Silver/Gold may again be giving market cues

by Michael Tarsala, CMT

The good folks at Market Anthropology make the case that a reversal could come soon for risk-on assets.

For me, this is the key chart:

Source: Market Anthropology

It’s the silver-gold ratio, one of many closely followed risk indicators. It has a long history of moving more or less in line with the S&P 500. As a result, extremes in the ratio and movements that run counter to the benchmark equity index can be telling about stock direction.

Here’s why it works:

  • Both silver and gold are precious metals, but silver is more closely tied to the economy relative to gold because of its industrial uses.
  • As a result, silver will tend rise faster than gold when investors are optimistic about the economy.
  • Conversely, gold tends to rise faster than silver when investors are pessimistic.
  • The price of silver/gold, therefore, mirrors stock price optimism (the equity market) over time.

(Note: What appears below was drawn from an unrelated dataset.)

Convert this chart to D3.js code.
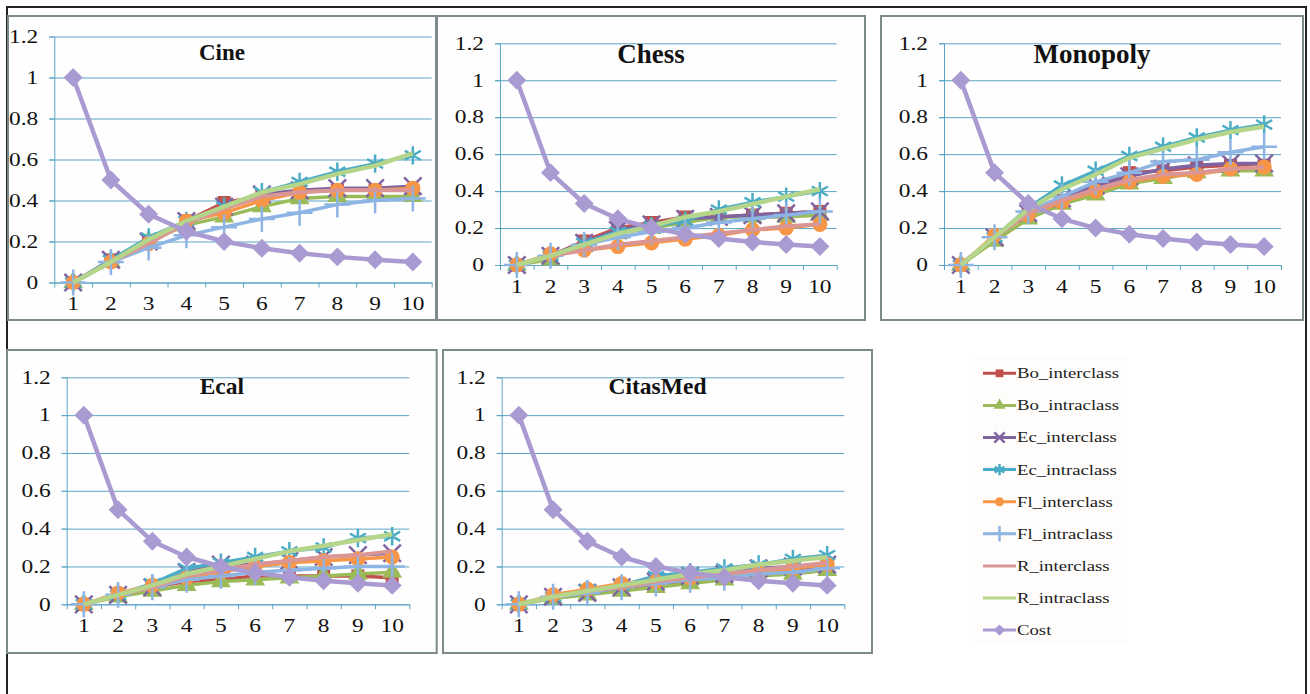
<!DOCTYPE html>
<html>
<head>
<meta charset="utf-8">
<script src="https://cdn.jsdelivr.net/npm/d3@7"></script>
<style>
  body { margin: 0; background: #fff; }
  svg { display: block; }
  text { font-family: "Liberation Serif", "Times New Roman", serif; }
</style>
</head>
<body>
<script>
// categories on the x axis
var categories = [1, 2, 3, 4, 5, 6, 7, 8, 9, 10];
var yTicks = [0, 0.2, 0.4, 0.6, 0.8, 1, 1.2];

var seriesNames = ['Bo_interclass', 'Bo_intraclass', 'Ec_interclass', 'Ec_intraclass',
  'Fl_interclass', 'Fl_intraclass', 'R_interclass', 'R_intraclass', 'Cost'];

var cost = [1, 0.5, 0.333, 0.25, 0.2, 0.167, 0.143, 0.125, 0.111, 0.1];

// values, one row per series (same order as seriesNames, Cost excluded)
var cineValues = [
  [0, 0.11, 0.2, 0.3, 0.39, 0.42, 0.45, 0.45, 0.45, 0.45],
  [0, 0.1, 0.2, 0.28, 0.32, 0.37, 0.41, 0.42, 0.42, 0.42],
  [0, 0.11, 0.2, 0.3, 0.37, 0.43, 0.45, 0.46, 0.46, 0.47],
  [0, 0.11, 0.22, 0.3, 0.37, 0.44, 0.49, 0.54, 0.58, 0.62],
  [0, 0.1, 0.19, 0.3, 0.34, 0.4, 0.44, 0.45, 0.45, 0.46],
  [0, 0.1, 0.17, 0.23, 0.27, 0.31, 0.34, 0.38, 0.4, 0.41],
  [0, 0.1, 0.19, 0.29, 0.36, 0.42, 0.44, 0.45, 0.45, 0.45],
  [0, 0.1, 0.21, 0.3, 0.37, 0.44, 0.48, 0.53, 0.57, 0.63]
];

var chessValues = [
  [0, 0.05, 0.13, 0.2, 0.23, 0.26, 0.26, 0.27, 0.28, 0.29],
  [0, 0.03, 0.11, 0.17, 0.2, 0.23, 0.26, 0.26, 0.26, 0.27],
  [0, 0.05, 0.12, 0.19, 0.22, 0.25, 0.26, 0.27, 0.28, 0.29],
  [0, 0.05, 0.12, 0.18, 0.21, 0.24, 0.3, 0.34, 0.37, 0.4],
  [0, 0.06, 0.08, 0.1, 0.12, 0.14, 0.16, 0.19, 0.2, 0.22],
  [0, 0.05, 0.11, 0.15, 0.18, 0.2, 0.23, 0.25, 0.27, 0.29],
  [0, 0.05, 0.08, 0.11, 0.13, 0.15, 0.17, 0.19, 0.21, 0.22],
  [0, 0.05, 0.11, 0.17, 0.21, 0.26, 0.29, 0.33, 0.37, 0.41]
];

var monopolyValues = [
  [0, 0.15, 0.28, 0.35, 0.42, 0.5, 0.51, 0.53, 0.54, 0.54],
  [0, 0.13, 0.25, 0.33, 0.38, 0.44, 0.47, 0.5, 0.51, 0.51],
  [0, 0.15, 0.28, 0.36, 0.43, 0.48, 0.52, 0.54, 0.55, 0.55],
  [0, 0.15, 0.31, 0.43, 0.51, 0.59, 0.64, 0.69, 0.73, 0.76],
  [0, 0.16, 0.27, 0.34, 0.4, 0.45, 0.48, 0.49, 0.52, 0.53],
  [0, 0.15, 0.29, 0.37, 0.45, 0.5, 0.56, 0.57, 0.61, 0.64],
  [0, 0.15, 0.28, 0.35, 0.41, 0.46, 0.49, 0.5, 0.52, 0.53],
  [0, 0.15, 0.3, 0.41, 0.49, 0.58, 0.63, 0.68, 0.72, 0.75]
];

var ecalValues = [
  [0, 0.05, 0.09, 0.12, 0.13, 0.15, 0.15, 0.15, 0.15, 0.14],
  [0, 0.04, 0.07, 0.1, 0.12, 0.13, 0.14, 0.15, 0.16, 0.17],
  [0, 0.05, 0.09, 0.17, 0.21, 0.21, 0.23, 0.25, 0.26, 0.27],
  [0, 0.05, 0.11, 0.19, 0.22, 0.25, 0.28, 0.3, 0.35, 0.36],
  [0, 0.06, 0.1, 0.14, 0.17, 0.2, 0.22, 0.23, 0.24, 0.25],
  [0, 0.05, 0.09, 0.13, 0.15, 0.17, 0.18, 0.19, 0.2, 0.2],
  [0, 0.05, 0.09, 0.15, 0.18, 0.21, 0.23, 0.25, 0.26, 0.28],
  [0, 0.05, 0.1, 0.16, 0.2, 0.24, 0.28, 0.31, 0.34, 0.37]
];

var citasMedValues = [
  [0, 0.04, 0.06, 0.08, 0.1, 0.12, 0.14, 0.16, 0.18, 0.2],
  [0, 0.03, 0.05, 0.07, 0.09, 0.11, 0.13, 0.15, 0.16, 0.18],
  [0, 0.04, 0.06, 0.09, 0.12, 0.15, 0.16, 0.19, 0.2, 0.21],
  [0, 0.04, 0.08, 0.1, 0.15, 0.17, 0.19, 0.21, 0.24, 0.26],
  [0, 0.05, 0.08, 0.11, 0.12, 0.14, 0.15, 0.17, 0.19, 0.21],
  [0, 0.04, 0.06, 0.09, 0.11, 0.13, 0.14, 0.16, 0.17, 0.19],
  [0, 0.04, 0.07, 0.09, 0.12, 0.14, 0.16, 0.18, 0.2, 0.22],
  [0, 0.04, 0.07, 0.1, 0.13, 0.16, 0.18, 0.21, 0.23, 0.25]
];

// styles per series
var colors = ['#C0504D', '#9BBB59', '#8064A2', '#4BACC6', '#F79646', '#8DB4E2', '#D99694', '#B5D68A', '#A99BD1'];
var markers = ['square', 'triangle', 'x', 'asterisk', 'circle', 'plus', null, null, 'diamond'];
var lineWidths = [3.5, 3.5, 3.5, 3.5, 3.5, 3.5, 4, 4.5, 4.5];

// panel layout: box = border, plot = area of the axes
var panels = [
  { title: 'Cine', values: cineValues, box: [8, 16, 436, 320], plot: [54.3, 36.5, 431.7, 282.5], fs: 23, ty: 60 },
  { title: 'Chess', values: chessValues, box: [437, 16, 865, 320], plot: [500, 43.3, 836.7, 265], fs: 27, ty: 63 },
  { title: 'Monopoly', values: monopolyValues, box: [881, 16, 1303, 320], plot: [944, 43.3, 1281, 265], fs: 27, ty: 63 },
  { title: 'Ecal', values: ecalValues, box: [7, 350, 436.7, 653], plot: [66.7, 377.3, 409.3, 604.3], fs: 23.5, ty: 394 },
  { title: 'CitasMed', values: citasMedValues, box: [443, 350, 872, 653], plot: [501.7, 377.3, 844.3, 604.3], fs: 23.5, ty: 394 }
];

var svg = d3.select('body').append('svg')
  .attr('width', 1310)
  .attr('height', 694);

//outer frame
svg.append('rect')
  .attr('x', 7).attr('y', 7)
  .attr('width', 1299).attr('height', 700)
  .attr('fill', '#fff')
  .attr('stroke', '#222')
  .attr('stroke-width', 2);

var gridColor = '#5AA5C6';
var stretch = 1.3; // the labels in the picture are drawn wider than normal

function drawMarker(g, type, color, big) {
  var s = big ? 1 : 0.6;
  if (type === 'square') {
    g.append('path').attr('d', d3.symbol(d3.symbolSquare, 170 * s * s)()).attr('fill', color);
  } else if (type === 'triangle') {
    g.append('path').attr('d', d3.symbol(d3.symbolTriangle, 170 * s * s)()).attr('fill', color);
  } else if (type === 'circle') {
    g.append('path').attr('d', d3.symbol(d3.symbolCircle, 180 * s * s)()).attr('fill', color);
  } else if (type === 'diamond') {
    g.append('path').attr('d', d3.symbol(d3.symbolSquare, 180 * s * s)())
      .attr('transform', 'rotate(45)').attr('fill', color);
  } else if (type === 'x') {
    g.append('path').attr('d', d3.symbol(d3.symbolX, 200 * s * s)())
      .attr('fill', 'none').attr('stroke', color).attr('stroke-width', 2.5);
  } else if (type === 'asterisk') {
    g.append('path').attr('d', d3.symbol(d3.symbolAsterisk, 240 * s * s)())
      .attr('fill', 'none').attr('stroke', color).attr('stroke-width', 2.5);
  } else if (type === 'plus') {
    g.append('path').attr('d', d3.symbol(d3.symbolPlus, 220 * s * s)())
      .attr('fill', 'none').attr('stroke', color).attr('stroke-width', 2.5);
  }
}

function fmt(d) { return String(+d.toFixed(1)); }

panels.forEach(function (p) {
  var b = p.box, a = p.plot;
  var pg = svg.append('g');

  pg.append('rect')
    .attr('x', b[0]).attr('y', b[1])
    .attr('width', b[2] - b[0]).attr('height', b[3] - b[1])
    .attr('fill', '#fffefe')
    .attr('stroke', '#7d8a8c')
    .attr('stroke-width', 2);

  var x = d3.scaleBand().domain(categories).range([a[0], a[2]]);
  var xEdge = d3.scaleLinear().domain([0, categories.length]).range([a[0], a[2]]);
  var y = d3.scaleLinear().domain([0, 1.2]).range([a[3], a[1]]);

  // gridlines
  pg.append('g')
    .attr('transform', 'translate(' + (a[0] - 5) + ',0)')
    .call(d3.axisLeft(y).tickValues(yTicks).tickSize(-(a[2] - a[0]) - 5).tickSizeOuter(0).tickFormat(''))
    .call(function (g) {
      g.select('.domain').remove();
      g.selectAll('line').attr('stroke', gridColor);
    });

  // y axis
  pg.append('g')
    .attr('transform', 'translate(' + a[0] + ',0)')
    .call(d3.axisLeft(y).tickValues(yTicks).tickSize(5).tickSizeOuter(0).tickPadding(0).tickFormat(fmt))
    .call(function (g) {
      g.select('.domain').attr('stroke', gridColor);
      g.selectAll('line').attr('stroke', gridColor);
      g.selectAll('text').attr('font-size', 18).attr('fill', '#111')
        .attr('font-family', '"Liberation Serif", serif')
        .attr('x', -16 / stretch)
        .attr('transform', 'scale(' + stretch + ',1)');
    });

  // x axis ticks between categories
  pg.append('g')
    .attr('transform', 'translate(0,' + a[3] + ')')
    .call(d3.axisBottom(xEdge).ticks(10).tickSize(5).tickSizeOuter(0).tickFormat(''))
    .call(function (g) {
      g.select('.domain').attr('stroke', gridColor);
      g.selectAll('line').attr('stroke', gridColor);
    });

  // x labels
  pg.append('g')
    .attr('transform', 'translate(0,' + a[3] + ')')
    .call(d3.axisBottom(x).tickSize(0).tickPadding(15))
    .call(function (g) {
      g.select('.domain').remove();
      g.selectAll('text').attr('font-size', 18).attr('fill', '#111')
        .attr('font-family', '"Liberation Serif", serif')
        .attr('transform', 'scale(' + stretch + ',1)');
    });

  pg.append('text')
    .attr('x', (b[0] + b[2]) / 2 + 0)
    .attr('y', p.ty)
    .attr('text-anchor', 'middle')
    .attr('font-weight', 'bold')
    .attr('font-size', p.fs)
    .attr('fill', '#111')
    .text(p.title);

  var all = p.values.concat([cost]);
  var line = d3.line()
    .x(function (d, i) { return x(categories[i]) + x.bandwidth() / 2; })
    .y(function (d) { return y(d); });

  all.forEach(function (vals, si) {
    var sg = pg.append('g');
    sg.append('path')
      .attr('d', line(vals))
      .attr('fill', 'none')
      .attr('stroke', colors[si])
      .attr('stroke-width', lineWidths[si])
      .attr('stroke-linejoin', 'round');
    if (markers[si]) {
      vals.forEach(function (v, i) {
        var mg = sg.append('g')
          .attr('transform', 'translate(' + (x(categories[i]) + x.bandwidth() / 2) + ',' + y(v) + ')');
        drawMarker(mg, markers[si], colors[si], true);
      });
    }
  });
});

// legend
var legend = svg.append('g');
legend.append('rect')
  .attr('x', 975).attr('y', 355)
  .attr('width', 153).attr('height', 290)
  .attr('fill', '#fffdfc');

seriesNames.forEach(function (name, i) {
  var ly = 373.3 + i * 32.1;
  var lg = legend.append('g');
  lg.append('line')
    .attr('x1', 983).attr('x2', 1016)
    .attr('y1', ly).attr('y2', ly)
    .attr('stroke', colors[i])
    .attr('stroke-width', 3);
  if (markers[i]) {
    var mg = lg.append('g').attr('transform', 'translate(999.5,' + ly + ')');
    drawMarker(mg, markers[i], colors[i], false);
  }
  lg.append('text')
    .attr('x', 1017 / 1.25)
    .attr('y', ly + 5)
    .attr('transform', 'scale(1.25,1)')
    .attr('font-size', 15)
    .attr('fill', '#222')
    .text(name);
});
</script>
</body>
</html>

What the Market Anthropology folks are pointing out is a possible reverse head-and-shoulders pattern in the chart, marked by the “H” and the two “S”es.

You have probably heard of a head and shoulders pattern before, right? It’s one of the most closely watched breakdown patterns.

A reverse H&S is the opposite. It’s expected to play out to the upside. So if we do start to see a reversal in silver/gold, that should be a positive for the S&P 500.

Also of note, Market Anthropology sees similar reverse H&S patterns in other markets, including the Aussie dollar.